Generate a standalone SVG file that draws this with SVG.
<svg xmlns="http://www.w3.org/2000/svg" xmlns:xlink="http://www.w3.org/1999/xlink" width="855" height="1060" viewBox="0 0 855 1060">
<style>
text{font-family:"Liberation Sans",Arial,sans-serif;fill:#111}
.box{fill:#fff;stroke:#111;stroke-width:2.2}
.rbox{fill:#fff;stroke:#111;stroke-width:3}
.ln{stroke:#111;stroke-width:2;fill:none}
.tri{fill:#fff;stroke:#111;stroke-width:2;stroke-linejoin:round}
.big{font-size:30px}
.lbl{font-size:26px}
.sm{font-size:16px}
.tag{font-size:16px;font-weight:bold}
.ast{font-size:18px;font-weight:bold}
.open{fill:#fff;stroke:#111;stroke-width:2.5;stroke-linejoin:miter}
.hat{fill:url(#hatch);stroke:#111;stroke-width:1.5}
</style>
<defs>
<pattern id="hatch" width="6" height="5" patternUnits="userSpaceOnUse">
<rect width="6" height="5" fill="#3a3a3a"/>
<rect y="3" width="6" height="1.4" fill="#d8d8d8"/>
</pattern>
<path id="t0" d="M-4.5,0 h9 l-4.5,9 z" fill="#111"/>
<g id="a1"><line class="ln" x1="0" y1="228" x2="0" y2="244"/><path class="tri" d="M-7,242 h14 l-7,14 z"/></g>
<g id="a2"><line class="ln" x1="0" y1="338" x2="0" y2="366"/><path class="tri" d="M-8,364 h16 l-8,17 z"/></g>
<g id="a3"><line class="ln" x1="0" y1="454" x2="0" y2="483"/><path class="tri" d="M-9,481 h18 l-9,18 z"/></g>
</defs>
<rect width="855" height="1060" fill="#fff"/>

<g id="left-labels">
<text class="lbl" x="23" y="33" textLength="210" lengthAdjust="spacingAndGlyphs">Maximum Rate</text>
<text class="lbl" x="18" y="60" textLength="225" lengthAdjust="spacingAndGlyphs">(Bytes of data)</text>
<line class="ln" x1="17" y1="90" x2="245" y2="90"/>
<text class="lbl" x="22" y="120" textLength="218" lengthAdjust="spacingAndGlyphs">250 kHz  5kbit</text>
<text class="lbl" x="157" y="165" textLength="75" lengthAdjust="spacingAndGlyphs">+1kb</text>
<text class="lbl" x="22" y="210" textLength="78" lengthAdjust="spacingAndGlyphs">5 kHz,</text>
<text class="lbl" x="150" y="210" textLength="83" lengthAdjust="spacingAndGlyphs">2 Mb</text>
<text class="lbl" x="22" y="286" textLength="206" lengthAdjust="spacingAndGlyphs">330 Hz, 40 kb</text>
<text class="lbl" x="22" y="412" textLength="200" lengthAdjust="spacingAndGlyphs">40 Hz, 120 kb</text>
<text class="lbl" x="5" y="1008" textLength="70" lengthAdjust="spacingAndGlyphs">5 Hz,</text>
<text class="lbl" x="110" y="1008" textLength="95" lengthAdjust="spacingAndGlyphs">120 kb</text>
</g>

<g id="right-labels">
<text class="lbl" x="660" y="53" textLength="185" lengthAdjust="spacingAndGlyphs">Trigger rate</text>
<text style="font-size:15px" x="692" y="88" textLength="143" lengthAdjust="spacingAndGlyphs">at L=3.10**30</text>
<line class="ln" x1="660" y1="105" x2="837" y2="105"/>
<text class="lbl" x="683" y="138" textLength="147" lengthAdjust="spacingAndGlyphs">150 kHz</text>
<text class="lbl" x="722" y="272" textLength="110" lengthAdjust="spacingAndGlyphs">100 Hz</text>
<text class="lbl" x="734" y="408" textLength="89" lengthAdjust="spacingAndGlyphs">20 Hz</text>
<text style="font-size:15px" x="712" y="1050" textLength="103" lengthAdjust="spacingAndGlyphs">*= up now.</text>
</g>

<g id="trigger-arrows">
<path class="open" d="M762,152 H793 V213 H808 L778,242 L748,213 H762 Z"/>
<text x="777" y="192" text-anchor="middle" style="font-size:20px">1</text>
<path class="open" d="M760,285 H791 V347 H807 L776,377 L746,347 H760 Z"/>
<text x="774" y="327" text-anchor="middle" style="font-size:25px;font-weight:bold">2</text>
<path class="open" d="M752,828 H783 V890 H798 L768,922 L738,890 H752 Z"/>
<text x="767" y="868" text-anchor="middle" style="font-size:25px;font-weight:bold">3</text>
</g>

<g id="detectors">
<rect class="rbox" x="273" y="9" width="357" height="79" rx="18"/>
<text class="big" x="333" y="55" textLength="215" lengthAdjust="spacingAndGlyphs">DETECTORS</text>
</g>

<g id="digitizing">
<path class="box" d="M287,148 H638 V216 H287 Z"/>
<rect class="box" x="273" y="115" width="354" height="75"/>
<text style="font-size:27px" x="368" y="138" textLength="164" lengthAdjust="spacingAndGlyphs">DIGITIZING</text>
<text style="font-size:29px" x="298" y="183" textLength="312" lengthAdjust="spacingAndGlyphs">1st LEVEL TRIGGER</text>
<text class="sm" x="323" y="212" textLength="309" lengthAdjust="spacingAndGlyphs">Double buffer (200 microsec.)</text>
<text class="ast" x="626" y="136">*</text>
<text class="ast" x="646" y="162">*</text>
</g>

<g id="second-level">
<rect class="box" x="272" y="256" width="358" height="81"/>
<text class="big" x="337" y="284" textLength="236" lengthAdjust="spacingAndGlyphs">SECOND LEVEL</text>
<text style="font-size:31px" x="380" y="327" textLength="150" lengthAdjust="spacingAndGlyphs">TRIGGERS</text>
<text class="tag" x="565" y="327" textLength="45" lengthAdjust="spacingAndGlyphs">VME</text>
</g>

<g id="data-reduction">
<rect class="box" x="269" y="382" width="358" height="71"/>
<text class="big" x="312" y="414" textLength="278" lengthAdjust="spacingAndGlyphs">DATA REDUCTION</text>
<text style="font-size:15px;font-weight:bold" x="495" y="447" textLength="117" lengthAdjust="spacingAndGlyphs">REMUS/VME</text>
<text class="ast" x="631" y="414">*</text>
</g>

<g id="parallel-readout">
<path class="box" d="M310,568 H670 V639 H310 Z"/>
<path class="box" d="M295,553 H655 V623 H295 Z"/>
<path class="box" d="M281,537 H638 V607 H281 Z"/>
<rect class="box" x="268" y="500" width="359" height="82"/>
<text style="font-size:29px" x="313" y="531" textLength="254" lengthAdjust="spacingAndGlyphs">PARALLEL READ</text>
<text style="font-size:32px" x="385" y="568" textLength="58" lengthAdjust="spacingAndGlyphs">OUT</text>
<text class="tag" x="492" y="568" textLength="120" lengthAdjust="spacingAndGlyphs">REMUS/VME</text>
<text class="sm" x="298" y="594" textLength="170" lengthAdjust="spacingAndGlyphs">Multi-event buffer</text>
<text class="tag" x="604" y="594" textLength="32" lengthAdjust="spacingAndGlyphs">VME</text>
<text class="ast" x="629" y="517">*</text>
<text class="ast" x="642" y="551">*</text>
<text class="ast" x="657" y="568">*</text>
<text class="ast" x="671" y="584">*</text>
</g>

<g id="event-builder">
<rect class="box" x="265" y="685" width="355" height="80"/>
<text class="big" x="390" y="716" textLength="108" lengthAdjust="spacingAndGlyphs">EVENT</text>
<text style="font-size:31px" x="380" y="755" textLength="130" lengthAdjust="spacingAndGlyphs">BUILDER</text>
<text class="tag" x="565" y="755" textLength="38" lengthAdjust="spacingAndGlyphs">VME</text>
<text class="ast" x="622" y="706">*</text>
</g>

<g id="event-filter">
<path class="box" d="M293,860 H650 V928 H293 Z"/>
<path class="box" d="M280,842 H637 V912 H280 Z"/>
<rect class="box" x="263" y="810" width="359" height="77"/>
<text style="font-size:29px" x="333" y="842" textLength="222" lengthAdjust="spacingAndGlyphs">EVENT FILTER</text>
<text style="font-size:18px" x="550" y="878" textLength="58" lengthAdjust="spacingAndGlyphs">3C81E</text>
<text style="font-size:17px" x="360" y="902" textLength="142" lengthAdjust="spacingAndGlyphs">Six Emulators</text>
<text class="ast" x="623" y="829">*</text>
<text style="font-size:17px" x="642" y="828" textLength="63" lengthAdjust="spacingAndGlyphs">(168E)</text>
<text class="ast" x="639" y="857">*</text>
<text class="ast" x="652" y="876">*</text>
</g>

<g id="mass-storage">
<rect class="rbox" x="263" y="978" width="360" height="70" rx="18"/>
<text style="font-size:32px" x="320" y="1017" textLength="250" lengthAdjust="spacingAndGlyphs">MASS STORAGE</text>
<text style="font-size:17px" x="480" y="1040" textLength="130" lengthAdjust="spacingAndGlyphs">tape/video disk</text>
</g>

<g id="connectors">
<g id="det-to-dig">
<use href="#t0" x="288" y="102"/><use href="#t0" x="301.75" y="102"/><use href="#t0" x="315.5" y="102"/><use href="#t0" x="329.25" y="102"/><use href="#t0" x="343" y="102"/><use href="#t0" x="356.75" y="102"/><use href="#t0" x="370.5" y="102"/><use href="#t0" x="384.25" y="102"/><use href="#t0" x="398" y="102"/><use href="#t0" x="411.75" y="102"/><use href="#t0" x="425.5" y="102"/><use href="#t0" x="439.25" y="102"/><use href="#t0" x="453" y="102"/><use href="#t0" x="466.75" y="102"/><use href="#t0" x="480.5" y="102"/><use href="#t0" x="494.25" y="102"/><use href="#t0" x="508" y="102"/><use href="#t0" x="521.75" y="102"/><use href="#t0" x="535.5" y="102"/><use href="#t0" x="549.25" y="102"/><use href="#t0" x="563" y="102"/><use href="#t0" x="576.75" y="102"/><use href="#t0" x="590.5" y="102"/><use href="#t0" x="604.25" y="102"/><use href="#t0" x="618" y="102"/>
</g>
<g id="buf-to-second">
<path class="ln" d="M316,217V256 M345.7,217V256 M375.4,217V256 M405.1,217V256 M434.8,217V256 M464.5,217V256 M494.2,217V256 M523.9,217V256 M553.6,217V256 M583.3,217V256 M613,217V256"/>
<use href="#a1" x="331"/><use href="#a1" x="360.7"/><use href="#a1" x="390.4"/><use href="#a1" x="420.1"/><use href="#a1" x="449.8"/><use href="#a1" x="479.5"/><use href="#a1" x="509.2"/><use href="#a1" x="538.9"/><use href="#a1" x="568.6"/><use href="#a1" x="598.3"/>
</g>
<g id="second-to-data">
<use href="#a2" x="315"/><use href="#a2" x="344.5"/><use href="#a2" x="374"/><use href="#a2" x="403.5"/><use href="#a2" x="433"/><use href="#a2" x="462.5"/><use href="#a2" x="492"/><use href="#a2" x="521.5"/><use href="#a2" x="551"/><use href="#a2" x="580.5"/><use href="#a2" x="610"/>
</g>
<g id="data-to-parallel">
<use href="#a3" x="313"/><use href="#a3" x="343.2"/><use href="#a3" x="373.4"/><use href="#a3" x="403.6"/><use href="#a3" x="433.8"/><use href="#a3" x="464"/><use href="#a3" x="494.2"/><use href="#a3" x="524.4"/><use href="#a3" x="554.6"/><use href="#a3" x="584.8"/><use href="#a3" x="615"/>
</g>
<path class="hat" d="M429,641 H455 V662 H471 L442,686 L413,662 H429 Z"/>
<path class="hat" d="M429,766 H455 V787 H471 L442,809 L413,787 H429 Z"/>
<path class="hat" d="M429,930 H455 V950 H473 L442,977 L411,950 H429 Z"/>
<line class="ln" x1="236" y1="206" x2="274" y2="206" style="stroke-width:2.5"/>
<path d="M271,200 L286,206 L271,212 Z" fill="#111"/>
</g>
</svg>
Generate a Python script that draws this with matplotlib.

**Problem to work on:** Select from the material above each line in which the string "that" appears, and list those lines.

**Complete output:**
Generate a standalone SVG file that draws this with SVG.
Generate a Python script that draws this with matplotlib.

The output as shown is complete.